Saturday, June 9, 2012

Why do we go to the theatre?

I know that's probably the most pretentious title ever but it does leave me wondering.

Mostly because there are two plays I haven't seen yet in NYC and I really want to go,
TRIBES and Annie Baker's UNCLE VANYA.

I've heard mixed things about TRIBES but I still want to see it. And of course I adore Annie Baker.
There's something about her plays that appeal to me.

They are plays I want to work on with my friends.

I like them because they aren't what I consider "the cool kid plays," "NYC Hip," or as I prefer to call them, "Look at me I'm so smart and I'm going to be emotionally selfish." Yeah I hate those plays and New York  is full of them. (Sorry fellow playwrights.)

The crazy thing is, UNCLE VANYA isn't my favorite Chekhov play. But I'm excited like it's the opening of a the new Dark Night movie.

So back to my original question: why do we go to the theatre?

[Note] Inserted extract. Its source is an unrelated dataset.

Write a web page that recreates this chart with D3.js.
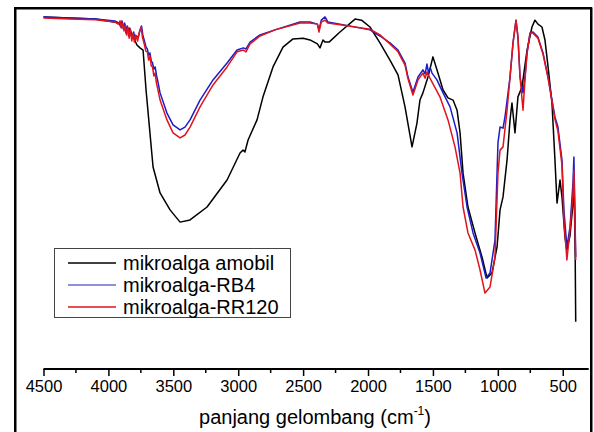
<!DOCTYPE html>
<html>
<head>
<meta charset="utf-8">
<script src="https://cdn.jsdelivr.net/npm/d3@7"></script>
<style>
  body { margin: 0; background: #fff; }
  #chart { position: relative; width: 594px; height: 432px; overflow: hidden; }
  #frame { position: absolute; left: 14px; top: 7px; width: 574px; height: 440px;
           border: 2px solid #000; border-bottom: none; pointer-events: none; }
  svg { display: block; font-family: "Liberation Sans", Arial, sans-serif; }
</style>
</head>
<body>
<div id="chart"><div id="frame"></div></div>
<script>
// FTIR spectra, [wavenumber cm-1, transmittance (arb. %T)]
const amobil = [
  [4500, 97.8], [4300, 97.5], [4100, 97.2], [3911, 96.1], [3834, 94.2], [3780, 90.0],
  [3757, 89.2], [3733, 88.6], [3710, 77.5], [3680, 65.6], [3656, 56.1], [3602, 48.9],
  [3525, 44.2], [3448, 40.8], [3371, 41.4], [3240, 45.0], [3086, 52.5], [2986, 60.0],
  [2963, 60.8], [2948, 60.3], [2924, 63.6], [2855, 69.2], [2809, 75.6], [2732, 83.9],
  [2655, 89.4], [2578, 91.7], [2500, 91.9], [2447, 91.4], [2390, 90.3], [2370, 89.2],
  [2347, 91.4], [2331, 90.8], [2300, 90.8], [2216, 93.6], [2100, 97.2], [2050, 96.9],
  [1985, 95.0], [1908, 90.6], [1831, 85.8], [1769, 81.7], [1715, 72.8], [1661, 61.7],
  [1623, 68.3], [1600, 74.7], [1577, 76.7], [1538, 81.1], [1500, 86.7], [1469, 83.1],
  [1422, 77.5], [1384, 75.3], [1345, 74.7], [1314, 71.9], [1291, 65.6], [1268, 54.4],
  [1230, 45.0], [1176, 37.8], [1122, 31.1], [1083, 25.3], [1045, 26.7], [1006, 33.9],
  [983, 44.2], [960, 47.8], [929, 58.1], [906, 69.2], [891, 73.9], [868, 65.6],
  [845, 75.6], [814, 78.3], [775, 88.6], [737, 95.0], [714, 96.9], [691, 95.8],
  [660, 95.0], [637, 91.4], [613, 83.9], [583, 73.9], [560, 58.1], [544, 46.1],
  [521, 52.5], [506, 47.8], [483, 36.7], [468, 33.1], [444, 37.0], [421, 46.0],
  [412, 50.0], [404, 31.1], [400, 13.1]
];

const rb4 = [
  [4500, 97.8], [4300, 97.5], [4100, 97.2], [3950, 96.7], [3920, 96.1], [3905, 95.0],
  [3895, 96.7], [3885, 94.4], [3875, 96.1], [3865, 93.3], [3855, 95.3], [3845, 92.5],
  [3835, 94.7], [3825, 92.8], [3815, 91.9], [3805, 93.6], [3795, 91.4], [3785, 92.5],
  [3770, 92.2], [3755, 94.2], [3745, 95.3], [3735, 92.8], [3720, 90.8], [3710, 89.4],
  [3700, 88.9], [3690, 87.2], [3680, 87.8], [3670, 85.6], [3660, 85.0], [3650, 83.3],
  [3640, 83.9], [3630, 81.7], [3620, 80.0], [3602, 76.7], [3549, 71.1], [3502, 67.8],
  [3448, 66.4], [3410, 67.2], [3371, 69.2], [3294, 74.7], [3194, 80.3], [3086, 85.0],
  [3009, 88.6], [2960, 89.2], [2940, 88.9], [2909, 90.8], [2832, 92.8], [2717, 94.2],
  [2524, 96.4], [2447, 96.4], [2390, 95.8], [2378, 94.2], [2360, 96.9], [2331, 97.8],
  [2310, 96.4], [2216, 95.8], [1985, 94.2], [1908, 92.5], [1831, 90.6], [1769, 88.6],
  [1715, 85.0], [1692, 81.1], [1654, 76.9], [1615, 81.1], [1577, 83.1], [1560, 82.0],
  [1546, 84.7], [1535, 82.5], [1520, 83.6], [1507, 82.2], [1469, 80.3], [1422, 76.7],
  [1368, 72.8], [1314, 65.6], [1276, 54.4], [1237, 45.0], [1191, 37.8], [1137, 32.2],
  [1091, 25.3], [1060, 26.7], [1022, 35.8], [999, 62.8], [983, 67.2], [960, 66.9],
  [945, 70.0], [906, 81.1], [883, 90.6], [860, 96.9], [845, 92.2], [829, 81.1],
  [806, 76.7], [791, 81.1], [775, 87.8], [752, 93.3], [729, 93.6], [691, 92.2],
  [652, 87.8], [613, 81.1], [583, 74.7], [560, 70.0], [537, 67.2], [506, 58.1],
  [491, 44.2], [468, 33.9], [444, 39.4], [421, 51.7], [414, 58.9], [400, 31.1]
];

const rr120 = [
  [4500, 97.5], [4300, 97.2], [4100, 97.0], [3950, 96.4], [3925, 95.8], [3910, 96.7],
  [3900, 94.7], [3890, 96.1], [3880, 93.9], [3870, 95.6], [3860, 92.8], [3850, 95.0],
  [3840, 91.9], [3830, 94.4], [3820, 91.1], [3810, 93.3], [3800, 90.8], [3790, 92.8],
  [3775, 91.1], [3760, 93.9], [3748, 95.0], [3738, 92.2], [3722, 90.0], [3712, 88.3],
  [3700, 88.1], [3690, 85.8], [3680, 86.9], [3670, 84.2], [3660, 83.9], [3650, 81.4],
  [3640, 82.2], [3630, 79.4], [3620, 77.8], [3602, 74.7], [3549, 69.2], [3502, 65.6],
  [3448, 64.2], [3410, 65.0], [3371, 67.2], [3294, 72.8], [3194, 78.9], [3086, 83.9],
  [3009, 88.1], [2960, 88.6], [2940, 88.1], [2909, 90.3], [2832, 92.5], [2717, 94.2],
  [2524, 96.1], [2447, 96.1], [2390, 95.8], [2378, 93.6], [2360, 96.4], [2331, 96.9],
  [2310, 96.1], [2216, 95.6], [1985, 94.4], [1908, 92.8], [1831, 90.3], [1769, 88.1],
  [1715, 84.4], [1692, 80.6], [1654, 76.1], [1615, 80.3], [1577, 82.2], [1560, 80.8],
  [1546, 82.5], [1523, 80.8], [1446, 75.6], [1384, 69.2], [1330, 61.7], [1291, 54.4],
  [1268, 45.0], [1230, 37.8], [1176, 33.1], [1137, 27.5], [1099, 21.1], [1060, 22.8],
  [1022, 31.1], [999, 54.4], [983, 60.8], [960, 61.7], [929, 71.9], [906, 81.1],
  [883, 90.6], [860, 96.9], [845, 92.2], [829, 81.1], [806, 71.9], [791, 80.3],
  [775, 87.8], [752, 93.3], [729, 93.3], [691, 91.9], [652, 87.5], [613, 80.8],
  [583, 74.4], [560, 69.4], [537, 66.1], [506, 56.7], [491, 41.4], [468, 30.3],
  [444, 38.6], [421, 48.6], [414, 55.3], [400, 30.3]
];

const seriesNames = ["mikroalga amobil", "mikroalga-RB4", "mikroalga-RR120"];
const seriesColors = ["#000000", "#1c1cc8", "#e0141c"];
const legendColors = ["#000000", "#6a6ad0", "#e0141c"];
const majorTicks = [4500, 4000, 3500, 3000, 2500, 2000, 1500, 1000, 500];
const minorTicks = [4250, 3750, 3250, 2750, 2250, 1750, 1250, 750];

const width = 594, height = 432;

const svg = d3.select("#chart").append("svg")
    .attr("width", width)
    .attr("height", height);

const x = d3.scaleLinear().domain([4500, 300]).range([43.5, 588.7]);
const y = d3.scaleLinear().domain([0, 100]).range([369, 9]);

const line = d3.line()
    .x(d => x(d[0]))
    .y(d => y(d[1]));

const g = svg.append("g");
[amobil, rb4, rr120].forEach((data, i) => {
    g.append("path")
        .datum(data)
        .attr("fill", "none")
        .attr("stroke", seriesColors[i])
        .attr("stroke-width", 1.5)
        .attr("stroke-linejoin", "round")
        .attr("d", line);
});

// x axis
const axisY = y(0);
const xAxis = svg.append("g")
    .attr("transform", "translate(0," + axisY + ")")
    .call(d3.axisBottom(x).tickValues(majorTicks).tickSize(7).tickPadding(4).tickFormat(d3.format("d")));
xAxis.select(".domain")
    .attr("stroke-width", 2)
    .attr("d", "M" + x(4500) + ",0H" + x(300));
xAxis.selectAll(".tick line").attr("stroke-width", 1.5);
xAxis.selectAll(".tick text")
    .style("font-family", "'Liberation Sans', Arial, sans-serif")
    .style("font-size", "16.5px")
    .attr("fill", "#000");

svg.append("g")
    .attr("transform", "translate(0," + axisY + ")")
    .selectAll("line")
    .data(minorTicks)
  .enter().append("line")
    .attr("x1", d => x(d)).attr("x2", d => x(d))
    .attr("y1", 0).attr("y2", 4)
    .attr("stroke", "#000")
    .attr("stroke-width", 1.5);

// axis title
const title = svg.append("text")
    .attr("x", 315)
    .attr("y", 424)
    .attr("text-anchor", "middle")
    .style("font-size", "20px")
    .text("panjang gelombang (cm");
title.append("tspan")
    .attr("dy", -9)
    .style("font-size", "12px")
    .text("-1");
title.append("tspan")
    .attr("dy", 9)
    .text(")");

// legend
const legend = svg.append("g");
legend.append("rect")
    .attr("x", 54.5).attr("y", 248.5)
    .attr("width", 236).attr("height", 69)
    .attr("fill", "#fff")
    .attr("stroke", "#444")
    .attr("stroke-width", 1);

seriesNames.forEach((name, i) => {
    const ly = 263 + i * 22;
    legend.append("line")
        .attr("x1", 68).attr("x2", 116)
        .attr("y1", ly).attr("y2", ly)
        .attr("stroke", legendColors[i])
        .attr("stroke-width", 1.5);
    legend.append("text")
        .attr("x", 123)
        .attr("y", ly + 6.5)
        .style("font-size", "20px")
        .text(name);
});

// frame drawn in svg too
svg.append("path")
    .attr("d", "M15.5,432V8.5H591.5V432")
    .attr("fill", "none")
    .attr("stroke", "#000")
    .attr("stroke-width", 2);
</script>
</body>
</html>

For myself, I go when I can afford it. (A movie is so much cheaper.)

When someone else drags me. (I'm a bit of a shut in.)

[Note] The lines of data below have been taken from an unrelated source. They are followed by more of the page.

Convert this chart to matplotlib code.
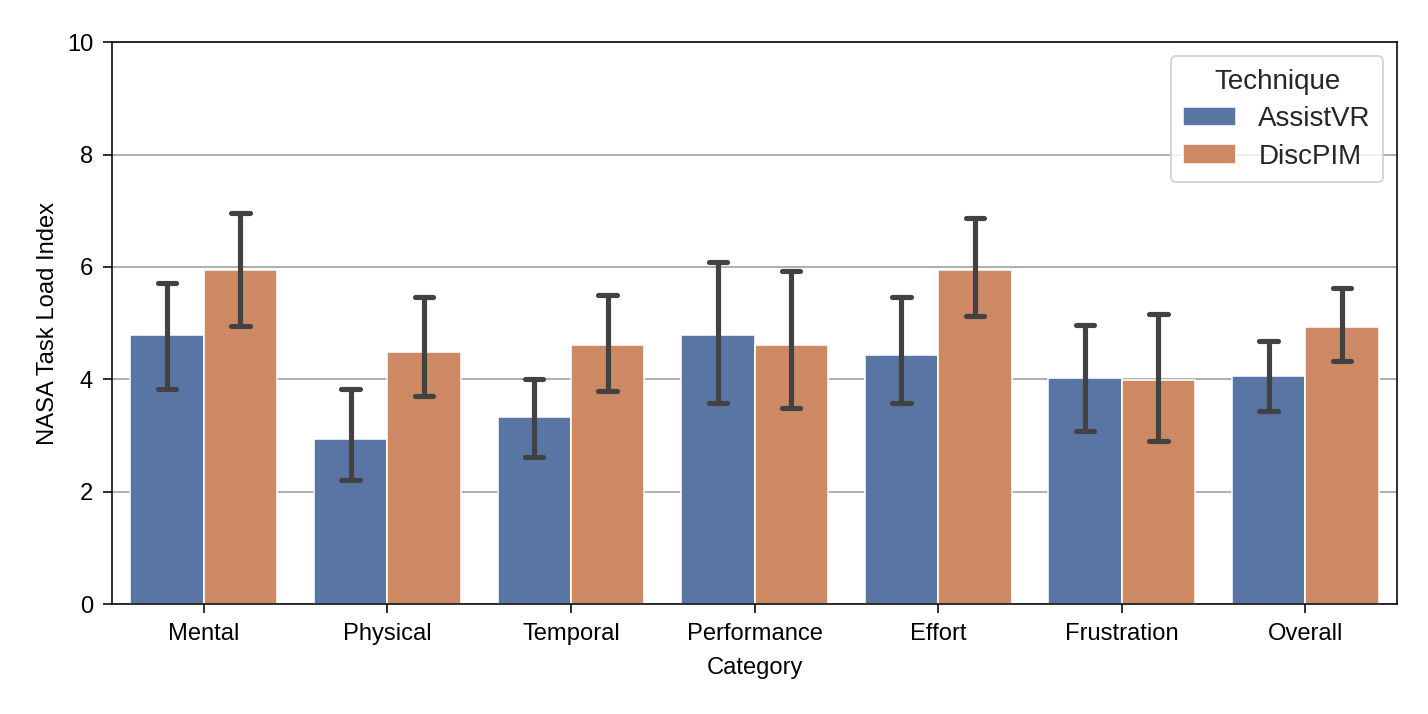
import numpy as np
import matplotlib.pyplot as plt

plt.rcParams['font.family'] = ['Liberation Sans', 'DejaVu Sans']

categories = ['Mental', 'Physical', 'Temporal', 'Performance', 'Effort', 'Frustration', 'Overall']
techniques = ['AssistVR', 'DiscPIM']

# means and CI bounds
assist_mean = [4.78, 2.94, 3.32, 4.78, 4.44, 4.02, 4.05]
assist_lo = [3.83, 2.21, 2.62, 3.58, 3.58, 3.08, 3.43]
assist_hi = [5.71, 3.83, 4.00, 6.09, 5.46, 4.96, 4.69]
disc_mean = [5.94, 4.48, 4.61, 4.61, 5.94, 3.98, 4.93]
disc_lo = [4.95, 3.70, 3.79, 3.49, 5.12, 2.91, 4.32]
disc_hi = [6.96, 5.46, 5.50, 5.92, 6.87, 5.16, 5.62]

colors = ['#5975a4', '#cc8963']
err_color = '#424242'

fig = plt.figure(figsize=(10, 5), dpi=142.8)
ax = fig.add_axes([0.0784, 0.154, 0.9, 0.787])

x = np.arange(len(categories))
w = 0.4
series = [(assist_mean, assist_lo, assist_hi), (disc_mean, disc_lo, disc_hi)]
for i, (m, lo, hi) in enumerate(series):
    xs = x - w / 2 + i * w
    ax.bar(xs, m, width=w, color=colors[i], edgecolor='white', linewidth=0.8,
           label=techniques[i], zorder=2)
    for xi, l, h in zip(xs, lo, hi):
        ax.plot([xi, xi], [l, h], color=err_color, lw=2.6, solid_capstyle='round', zorder=3)
        ax.plot([xi - 0.05, xi + 0.05], [l, l], color=err_color, lw=2.6, solid_capstyle='round', zorder=3)
        ax.plot([xi - 0.05, xi + 0.05], [h, h], color=err_color, lw=2.6, solid_capstyle='round', zorder=3)

ax.set_xlim(-0.5, len(categories) - 0.5)
ax.set_ylim(0, 10)
ax.set_xticks(x)
ax.set_xticklabels(categories, fontsize=12)
ax.set_yticks([0, 2, 4, 6, 8, 10])
ax.tick_params(axis='both', labelsize=12, length=4.5, pad=5)
ax.set_xlabel('Category', fontsize=12, labelpad=6)
ax.set_ylabel('NASA Task Load Index', fontsize=12, labelpad=4)
ax.yaxis.grid(True, color='#b0b0b0', lw=1.0, zorder=0)
ax.set_axisbelow(True)

leg = ax.legend(title='Technique', fontsize=14, title_fontsize=14, loc='upper right',
                handlelength=1.9, labelspacing=0.42, borderpad=0.45)
for t in leg.get_texts():
    t.set_color('#262626')
leg.get_title().set_color('#262626')

fig.savefig('out.png', dpi=142.8)
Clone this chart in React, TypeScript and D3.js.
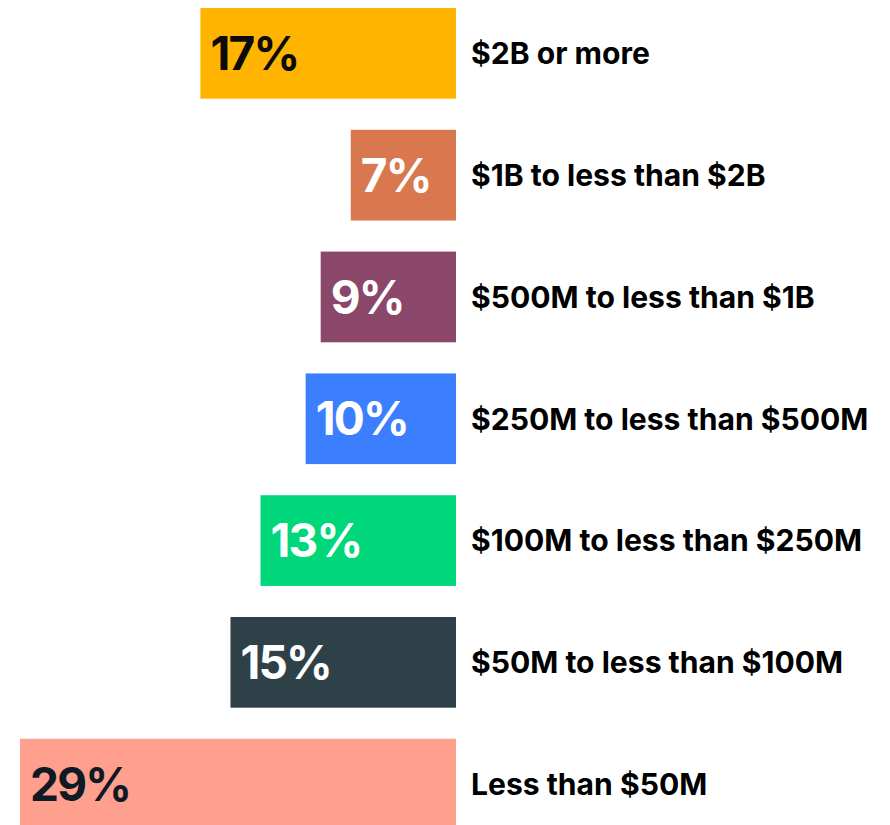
import React from "react";
import * as d3 from "d3";

const categories = [
  "$2B or more",
  "$1B to less than $2B",
  "$500M to less than $1B",
  "$250M to less than $500M",
  "$100M to less than $250M",
  "$50M to less than $100M",
  "Less than $50M",
];
const values = [17, 7, 9, 10, 13, 15, 29];
const barColors = ["#FFB500", "#D9784E", "#8B476A", "#3B7FFF", "#00D67A", "#2E4149", "#FF9F8E"];
const valueTextColors = ["#0b0b0b", "#ffffff", "#ffffff", "#ffffff", "#ffffff", "#ffffff", "#0f1a24"];

const W = 890;
const H = 825;

export default function App() {
  const x = d3.scaleLinear().domain([0, 29]).range([456, 20]);
  const y = d3
    .scaleBand<string>()
    .domain(categories)
    .range([8, 829.5])
    .paddingInner(0.2553)
    .paddingOuter(0);
  const bw = y.bandwidth();
  return (
    <svg
      width={W}
      height={H}
      style={{ position: "absolute", left: 0, top: 0, display: "block" }}
      fontFamily="Inter, 'Noto Sans', sans-serif"
    >
      <rect x={0} y={0} width={W} height={H} fill="#ffffff" />
      {categories.map((c, i) => {
        const y0 = y(c) as number;
        const x0 = x(values[i]);
        return (
          <g key={c}>
            <rect x={x0} y={y0} width={x(0) - x0} height={bw} fill={barColors[i]} />
            <text
              x={x0 + 10}
              y={y0 + bw / 2}
              dy="0.36em"
              fontSize={46}
              fontWeight={700}
              letterSpacing={-1.8}
              fill={valueTextColors[i]}
            >
              {values[i]}%
            </text>
            <text
              x={471}
              y={y0 + bw / 2}
              dy="0.36em"
              fontSize={30.1}
              fontWeight={700}
              fill="#000000"
            >
              {c}
            </text>
          </g>
        );
      })}
    </svg>
  );
}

When a friend is in something. (That's why I go to half of the plays I see.)

When I don't have to pay for it. (Yup, I'm a jerk but 99.9% of the theatre I see in NYC is pretty awful, so why pay?)

The sad truth is, I don't go because I want to.

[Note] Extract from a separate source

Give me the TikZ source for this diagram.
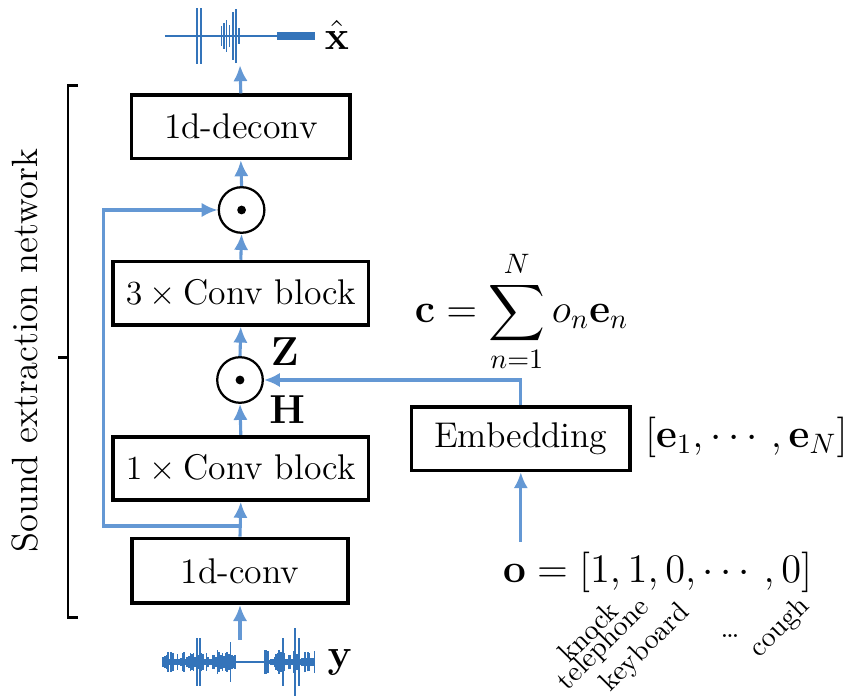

I'm a theatre artist and I don't go to the theatre of my own free will. I go out of obligation.

Shoot me.

Seriously.

Please.

I should be ashamed of myself.

I actually started making a conscious effort to avoid theatre. Every day I was getting hit with things from every friend I know inviting me to their show. Most of them bad. I can't really afford to see all of this crap anyway, so why should I go? To see you or go to see a good show?

Get ready fellow theatre makers, here's me being a complete douche, "Please stop making bad theatre."

There's a reason I don't work in a lot of NYC theatre anymore. I started saying no to projects.
I would audition and they would call me back and after having met the creative teams and realizing they were morons who found money, I started saying no to things. I refuse to be in a show (when I'm not really making any money) that I think is bad.

It started one day with an offer to do some really bad avant garde Shakespeare project downtown. In the call back I realized I knew more about how to speak and how to interpret The Bard than the people who were supposed to be in charge.

They were victims of the school of, "I never learned what the rules are, so I'm going to break them all HAHAHAHAH!!!!!!!!

I hate those people. You shouldn't be allowed to color outside the lines until you've at least made an effort to color inside them.

When the offer came in I told my agent, no. That I would be miserable. And low and behold, he understood. (Oh how I loved that agent!)

So that's how it started. The  power of no. I stopped auditioning for crap I didn't want to be in.
Terrible ideas are terrible ideas. A bad play will almost always be a bad play.

I refuse to be that guy who works for the sake of working. (At least in the theatre.) I'd rather spend my time at home with my loved ones or writing a new script than being a part of a show that I think sucks. I don't want to be bitter about being at the theatre and feeling like we are wasting the audience's time.

I'm tired of being ashamed. (At least when it comes to theatre. There's too much work and not enough money involved. A commercial or TV gig? Bring it on, I'm shameless. Mostly because it asks so little of the audience. The theatre asks a lot out of the audience.)

Now I should also turn this back on myself. Wesley, you currently run a theatre. That's true.

As  a playwright, I write stories that I have to write, that I have to tell. I don't put on plays for the sake of putting on plays.

Everyone, please promise me this. No one ever work with me or my theatre for sake of putting on a play. Unless you feel a burning in your heart that you have to be a part of this project, please, go somewhere else.

There is no money in off-off Broadway. So let's tell stories we think are cool, awesome, that the audience the will learn from - let's do it to change people in some fashion and to entertain.

NOT for the sake of being on stage.

Please don't waste my time because of a need to validate your expensive BFA or MFA.

I'm just saying.

I love my art.

I feel like I have to protect it.

Let's conspire to be brilliant and leave the audience different from when they walked in. Since we are asking so much from our audience, let's give them two-fold back in return.

If I don't go to the theatre, why am I excited at the prospect of these two plays?

I don't know. I can't articulate it yet. I have hope that what these plays ask of me as an audience member will be returned in spades.

But I am going to make this promise. I'm going to go see more theatre of my own free will.

Yup. I'm going to spend more time looking for plays that I want to see.

I'm going to invest in the theatre in a larger way. As an audience member by choice.

I want to be entertained or I want to be moved. Hopefully both.